Threat ID	Category	Severity	Likelihood	Real-World Precedent
T1	Smart Contract	Critical	Medium (L1 PoS: Low; L2/PoW: High)	GovernMental jackpot theft, F2Pool uncle maker
T2	Smart Contract	Critical	High	Fomo3D airdrop drain ($3M+), numerous lottery exploits
T3	Smart Contract	High	High	Auction sniping, Sablier/Vyper vesting miscalculation on Arbitrum
T4	Smart Contract	Medium	Medium	Governance proposals executable one block early; vesting off-by-one bugs
T5	Smart Contract	Medium	Medium	Cross-chain vesting divergence, L2 batch timestamp collisions
P1	Protocol	Low	Low	PoS deterministic timestamps largely resolved PoW-era manipulation
P2	Protocol	High	High	Arbitrum 24-hour sequencer window, Optimism timestamp lag
P3	Protocol	Medium	Medium	SUUM attacks on ETC/EthPoW (4 mining pools documented, 2025)
P4	Protocol	Medium	Medium	MEV strategies exploiting predictable PoS timestamps

---

Related Opcodes

Opcode	Relationship
BLOCKHASH (0x40)	Returns hash of a recent block (up to 256 blocks back). Sometimes combined with TIMESTAMP for pseudo-randomness — both are predictable and neither provides cryptographic entropy.
NUMBER (0x43)	Returns the current block number.

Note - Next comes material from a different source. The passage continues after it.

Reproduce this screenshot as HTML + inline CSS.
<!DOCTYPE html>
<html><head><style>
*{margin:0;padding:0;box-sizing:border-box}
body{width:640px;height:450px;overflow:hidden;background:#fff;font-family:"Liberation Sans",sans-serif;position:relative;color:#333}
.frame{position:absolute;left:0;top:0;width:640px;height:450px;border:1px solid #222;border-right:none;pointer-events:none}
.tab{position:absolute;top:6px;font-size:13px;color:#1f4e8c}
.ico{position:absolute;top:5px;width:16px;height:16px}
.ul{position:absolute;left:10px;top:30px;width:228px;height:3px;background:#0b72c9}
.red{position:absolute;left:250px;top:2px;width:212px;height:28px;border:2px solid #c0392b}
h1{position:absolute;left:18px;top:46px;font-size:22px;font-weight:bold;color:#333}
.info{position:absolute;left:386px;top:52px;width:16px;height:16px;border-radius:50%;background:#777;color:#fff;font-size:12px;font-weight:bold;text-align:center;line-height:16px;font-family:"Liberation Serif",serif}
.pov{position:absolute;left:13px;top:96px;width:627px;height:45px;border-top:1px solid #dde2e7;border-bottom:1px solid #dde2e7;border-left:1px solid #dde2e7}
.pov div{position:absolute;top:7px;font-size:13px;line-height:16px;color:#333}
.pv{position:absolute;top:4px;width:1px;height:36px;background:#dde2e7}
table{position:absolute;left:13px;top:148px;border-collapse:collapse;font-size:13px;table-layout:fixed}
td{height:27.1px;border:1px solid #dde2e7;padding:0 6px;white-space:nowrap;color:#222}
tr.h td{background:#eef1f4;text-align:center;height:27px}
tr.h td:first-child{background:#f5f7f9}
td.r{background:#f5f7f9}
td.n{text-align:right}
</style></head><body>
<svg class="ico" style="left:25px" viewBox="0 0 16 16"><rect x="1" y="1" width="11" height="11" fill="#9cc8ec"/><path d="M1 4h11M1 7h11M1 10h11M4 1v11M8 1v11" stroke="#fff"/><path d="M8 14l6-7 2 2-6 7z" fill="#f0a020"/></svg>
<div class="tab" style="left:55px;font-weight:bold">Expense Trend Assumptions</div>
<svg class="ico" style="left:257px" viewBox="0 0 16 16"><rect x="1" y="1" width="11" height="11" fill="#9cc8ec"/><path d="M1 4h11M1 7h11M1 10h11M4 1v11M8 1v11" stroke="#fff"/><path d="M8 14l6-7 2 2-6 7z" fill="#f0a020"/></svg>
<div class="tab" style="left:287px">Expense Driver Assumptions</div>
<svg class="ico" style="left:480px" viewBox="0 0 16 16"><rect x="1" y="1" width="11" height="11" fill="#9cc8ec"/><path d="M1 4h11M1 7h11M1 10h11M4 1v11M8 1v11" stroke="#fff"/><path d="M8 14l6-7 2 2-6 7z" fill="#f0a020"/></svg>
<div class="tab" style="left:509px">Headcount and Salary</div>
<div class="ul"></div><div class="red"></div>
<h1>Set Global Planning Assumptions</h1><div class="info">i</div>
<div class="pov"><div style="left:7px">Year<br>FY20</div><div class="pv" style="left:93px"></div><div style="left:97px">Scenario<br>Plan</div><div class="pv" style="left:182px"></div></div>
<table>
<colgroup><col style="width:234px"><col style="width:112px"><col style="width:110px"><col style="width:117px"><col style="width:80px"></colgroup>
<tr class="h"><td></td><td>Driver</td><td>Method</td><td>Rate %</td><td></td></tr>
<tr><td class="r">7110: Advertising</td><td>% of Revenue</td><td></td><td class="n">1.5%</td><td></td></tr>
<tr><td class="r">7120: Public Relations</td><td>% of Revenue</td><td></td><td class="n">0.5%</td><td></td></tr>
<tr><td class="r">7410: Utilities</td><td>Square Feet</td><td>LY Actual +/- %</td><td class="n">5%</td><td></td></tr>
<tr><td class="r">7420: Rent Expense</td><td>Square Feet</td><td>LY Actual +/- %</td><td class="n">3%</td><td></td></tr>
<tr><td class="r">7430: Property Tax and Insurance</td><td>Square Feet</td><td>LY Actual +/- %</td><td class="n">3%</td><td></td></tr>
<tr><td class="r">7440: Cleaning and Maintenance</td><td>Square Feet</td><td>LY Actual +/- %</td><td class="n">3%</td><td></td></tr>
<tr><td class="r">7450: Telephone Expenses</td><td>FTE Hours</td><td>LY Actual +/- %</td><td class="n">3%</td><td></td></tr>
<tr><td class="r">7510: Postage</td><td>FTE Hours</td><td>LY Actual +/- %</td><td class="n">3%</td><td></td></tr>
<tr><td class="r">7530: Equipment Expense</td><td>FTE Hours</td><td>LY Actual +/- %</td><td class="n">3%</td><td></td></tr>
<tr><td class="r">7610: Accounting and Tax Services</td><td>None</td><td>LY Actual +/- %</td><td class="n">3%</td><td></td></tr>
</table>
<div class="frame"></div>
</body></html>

Often used as an alternative to TIMESTAMP for relative time measurement (block.number × avgBlockTime ≈ elapsed seconds). More manipulation-resistant on PoS but less precise.

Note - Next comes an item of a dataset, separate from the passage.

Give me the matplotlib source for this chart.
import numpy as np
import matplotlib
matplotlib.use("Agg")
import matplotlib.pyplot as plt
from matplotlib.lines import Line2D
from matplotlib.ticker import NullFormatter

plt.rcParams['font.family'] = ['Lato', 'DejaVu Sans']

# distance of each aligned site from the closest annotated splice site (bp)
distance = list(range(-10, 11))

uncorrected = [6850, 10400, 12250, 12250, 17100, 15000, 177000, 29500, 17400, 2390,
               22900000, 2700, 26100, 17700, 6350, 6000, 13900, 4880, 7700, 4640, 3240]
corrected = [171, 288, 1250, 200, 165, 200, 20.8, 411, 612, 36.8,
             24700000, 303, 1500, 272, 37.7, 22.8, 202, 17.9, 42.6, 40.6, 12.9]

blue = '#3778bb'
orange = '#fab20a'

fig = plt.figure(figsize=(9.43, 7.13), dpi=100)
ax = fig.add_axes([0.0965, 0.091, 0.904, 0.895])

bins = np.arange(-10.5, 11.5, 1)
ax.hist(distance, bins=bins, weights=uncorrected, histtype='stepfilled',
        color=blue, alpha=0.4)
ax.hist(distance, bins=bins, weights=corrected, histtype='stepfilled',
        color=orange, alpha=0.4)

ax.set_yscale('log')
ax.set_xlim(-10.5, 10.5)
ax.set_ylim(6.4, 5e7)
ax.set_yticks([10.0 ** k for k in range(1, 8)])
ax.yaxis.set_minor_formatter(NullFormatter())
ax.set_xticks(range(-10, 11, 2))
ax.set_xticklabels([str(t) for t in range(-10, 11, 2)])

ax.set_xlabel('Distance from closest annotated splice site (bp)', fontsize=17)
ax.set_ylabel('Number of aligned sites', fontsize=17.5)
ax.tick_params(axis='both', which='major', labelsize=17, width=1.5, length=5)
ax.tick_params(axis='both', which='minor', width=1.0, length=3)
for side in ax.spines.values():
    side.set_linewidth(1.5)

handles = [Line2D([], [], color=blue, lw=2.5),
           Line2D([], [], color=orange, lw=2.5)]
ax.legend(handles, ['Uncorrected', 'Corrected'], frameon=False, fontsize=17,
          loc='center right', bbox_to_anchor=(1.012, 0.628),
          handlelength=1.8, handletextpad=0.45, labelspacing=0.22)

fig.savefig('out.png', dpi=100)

PREVRANDAO (0x44)	Returns the beacon chain’s RANDAO mix (post-Merge, replaced DIFFICULTY). Provides significantly better randomness than TIMESTAMP. Contracts should migrate from TIMESTAMP-based randomness to PREVRANDAO or Chainlink VRF.
COINBASE (0x41)	Returns the block producer’s address. Like TIMESTAMP, this is a block-level value controlled by the block producer. Sometimes combined with TIMESTAMP in flawed randomness schemes.